Given material:
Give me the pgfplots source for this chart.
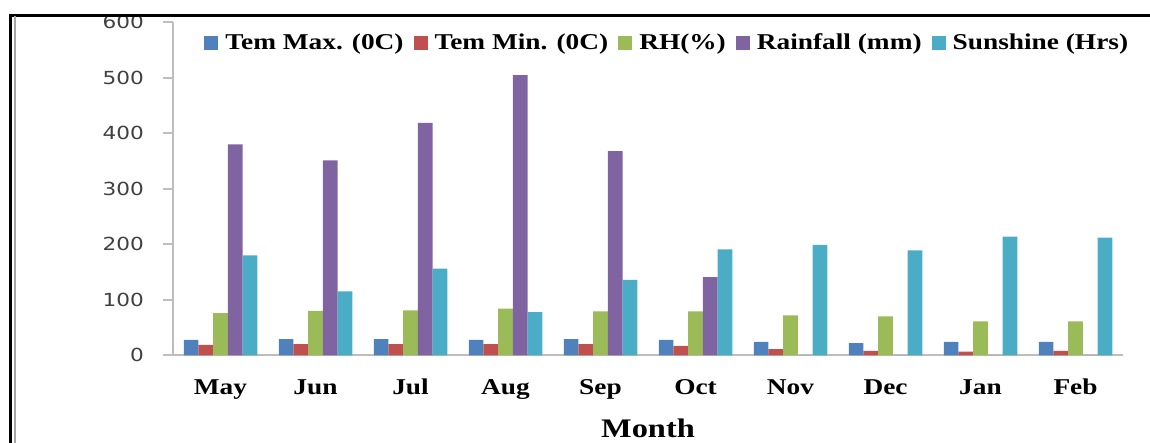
\documentclass[border=0pt]{standalone}
\usepackage{fontspec}
\usepackage{pgfplots}
\pgfplotsset{compat=1.18}
\newfontfamily\legfont[FakeStretch=1.21]{Liberation Serif}
\newfontfamily\tickfont[FakeStretch=1.2]{DejaVu Sans}
\definecolor{cMax}{HTML}{4F81BD}
\definecolor{cMin}{HTML}{C0504D}
\definecolor{cRH}{HTML}{9BBB59}
\definecolor{cRain}{HTML}{8064A2}
\definecolor{cSun}{HTML}{4BACC6}
\definecolor{tickgray}{HTML}{404040}
\definecolor{axgray}{HTML}{BEBEBE}
\begin{document}
\begin{tikzpicture}
\path[use as bounding box] (0,0) rectangle (575pt,221.5pt);
\begin{axis}[
  at={(86.5pt,43.85pt)}, anchor=south west,
  scale only axis, width=475pt, height=166.5pt,
  ybar=0pt, bar width=7.35pt,
  xmin=-0.5, xmax=9.5, ymin=0, ymax=600,
  ytick={0,100,...,600},
  xtick={0,...,9},
  xticklabels={May,Jun,Jul,Aug,Sep,Oct,Nov,Dec,Jan,Feb},
  axis x line*=bottom, axis y line*=left,
  axis line style={-, draw=axgray, line width=0.8pt},
  tick align=outside, major tick length=5pt,
  xtick style={draw=none},
  ytick style={draw=axgray, line width=0.8pt},
  /pgf/number format/assume math mode=true,
  yticklabel style={font=\tickfont\fontsize{9}{10}\selectfont, text=tickgray, xshift=-6pt},
  xticklabel style={font=\legfont\bfseries\fontsize{11.3}{12}\selectfont, anchor=base, yshift=-14.5pt},
  xlabel={Month},
  xlabel style={font=\legfont\bfseries\fontsize{13.4}{14}\selectfont, at={(rel axis cs:0.5,0)}, anchor=base, yshift=-41pt},
  legend columns=5,
  legend style={draw=none, fill=none, at={(rel axis cs:0.0326,0.938)}, anchor=west,
    font=\legfont\bfseries\fontsize{11.3}{12}\selectfont, inner sep=0pt,
    nodes={inner sep=0pt},
    /tikz/every odd column/.append style={column sep=3.5pt},
    /tikz/every even column/.append style={column sep=5pt}},
  legend image code/.code={\fill[#1] (0pt,-3.5pt) rectangle (7pt,3.5pt);},
  every axis plot/.append style={draw=none},
]
\addplot[fill=cMax] coordinates {(0,28) (1,29) (2,29) (3,28) (4,29) (5,28) (6,24) (7,22) (8,24) (9,24)};
\addplot[fill=cMin] coordinates {(0,19) (1,20) (2,20) (3,20) (4,20) (5,17) (6,11) (7,8) (8,6.5) (9,8)};
\addplot[fill=cRH] coordinates {(0,76) (1,80) (2,81) (3,84) (4,79) (5,79) (6,72) (7,70) (8,61) (9,61)};
\addplot[fill=cRain] coordinates {(0,380) (1,351) (2,419) (3,505) (4,368) (5,141) (6,0) (7,0) (8,0) (9,0)};
\addplot[fill=cSun] coordinates {(0,180) (1,115) (2,156) (3,78) (4,136) (5,191) (6,199) (7,189) (8,214) (9,212)};
\legend{Tem Max. (0C),Tem Min. (0C),RH(\%),Rainfall (mm),Sunshine (Hrs)}
\end{axis}
\draw[line width=1.25pt] (4.5pt,213.85pt) -- (575pt,213.85pt);
\draw[line width=1.5pt] (5.25pt,0pt) -- (5.25pt,214.4pt);
\draw[line width=1pt, gray!70] (7.5pt,0pt) -- (7.5pt,213.3pt);
\end{tikzpicture}
\end{document}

Exercise brief: Copy all the data exactly as written, but skip any picture.

Final answer:
Give me the pgfplots source for this chart.
\documentclass[border=0pt]{standalone}
\usepackage{fontspec}
\usepackage{pgfplots}
\pgfplotsset{compat=1.18}
\newfontfamily\legfont[FakeStretch=1.21]{Liberation Serif}
\newfontfamily\tickfont[FakeStretch=1.2]{DejaVu Sans}
\definecolor{cMax}{HTML}{4F81BD}
\definecolor{cMin}{HTML}{C0504D}
\definecolor{cRH}{HTML}{9BBB59}
\definecolor{cRain}{HTML}{8064A2}
\definecolor{cSun}{HTML}{4BACC6}
\definecolor{tickgray}{HTML}{404040}
\definecolor{axgray}{HTML}{BEBEBE}
\begin{document}
\begin{tikzpicture}
\path[use as bounding box] (0,0) rectangle (575pt,221.5pt);
\begin{axis}[
  at={(86.5pt,43.85pt)}, anchor=south west,
  scale only axis, width=475pt, height=166.5pt,
  ybar=0pt, bar width=7.35pt,
  xmin=-0.5, xmax=9.5, ymin=0, ymax=600,
  ytick={0,100,...,600},
  xtick={0,...,9},
  xticklabels={May,Jun,Jul,Aug,Sep,Oct,Nov,Dec,Jan,Feb},
  axis x line*=bottom, axis y line*=left,
  axis line style={-, draw=axgray, line width=0.8pt},
  tick align=outside, major tick length=5pt,
  xtick style={draw=none},
  ytick style={draw=axgray, line width=0.8pt},
  /pgf/number format/assume math mode=true,
  yticklabel style={font=\tickfont\fontsize{9}{10}\selectfont, text=tickgray, xshift=-6pt},
  xticklabel style={font=\legfont\bfseries\fontsize{11.3}{12}\selectfont, anchor=base, yshift=-14.5pt},
  xlabel={Month},
  xlabel style={font=\legfont\bfseries\fontsize{13.4}{14}\selectfont, at={(rel axis cs:0.5,0)}, anchor=base, yshift=-41pt},
  legend columns=5,
  legend style={draw=none, fill=none, at={(rel axis cs:0.0326,0.938)}, anchor=west,
    font=\legfont\bfseries\fontsize{11.3}{12}\selectfont, inner sep=0pt,
    nodes={inner sep=0pt},
    /tikz/every odd column/.append style={column sep=3.5pt},
    /tikz/every even column/.append style={column sep=5pt}},
  legend image code/.code={\fill[#1] (0pt,-3.5pt) rectangle (7pt,3.5pt);},
  every axis plot/.append style={draw=none},
]
\addplot[fill=cMax] coordinates {(0,28) (1,29) (2,29) (3,28) (4,29) (5,28) (6,24) (7,22) (8,24) (9,24)};
\addplot[fill=cMin] coordinates {(0,19) (1,20) (2,20) (3,20) (4,20) (5,17) (6,11) (7,8) (8,6.5) (9,8)};
\addplot[fill=cRH] coordinates {(0,76) (1,80) (2,81) (3,84) (4,79) (5,79) (6,72) (7,70) (8,61) (9,61)};
\addplot[fill=cRain] coordinates {(0,380) (1,351) (2,419) (3,505) (4,368) (5,141) (6,0) (7,0) (8,0) (9,0)};
\addplot[fill=cSun] coordinates {(0,180) (1,115) (2,156) (3,78) (4,136) (5,191) (6,199) (7,189) (8,214) (9,212)};
\legend{Tem Max. (0C),Tem Min. (0C),RH(\%),Rainfall (mm),Sunshine (Hrs)}
\end{axis}
\draw[line width=1.25pt] (4.5pt,213.85pt) -- (575pt,213.85pt);
\draw[line width=1.5pt] (5.25pt,0pt) -- (5.25pt,214.4pt);
\draw[line width=1pt, gray!70] (7.5pt,0pt) -- (7.5pt,213.3pt);
\end{tikzpicture}
\end{document}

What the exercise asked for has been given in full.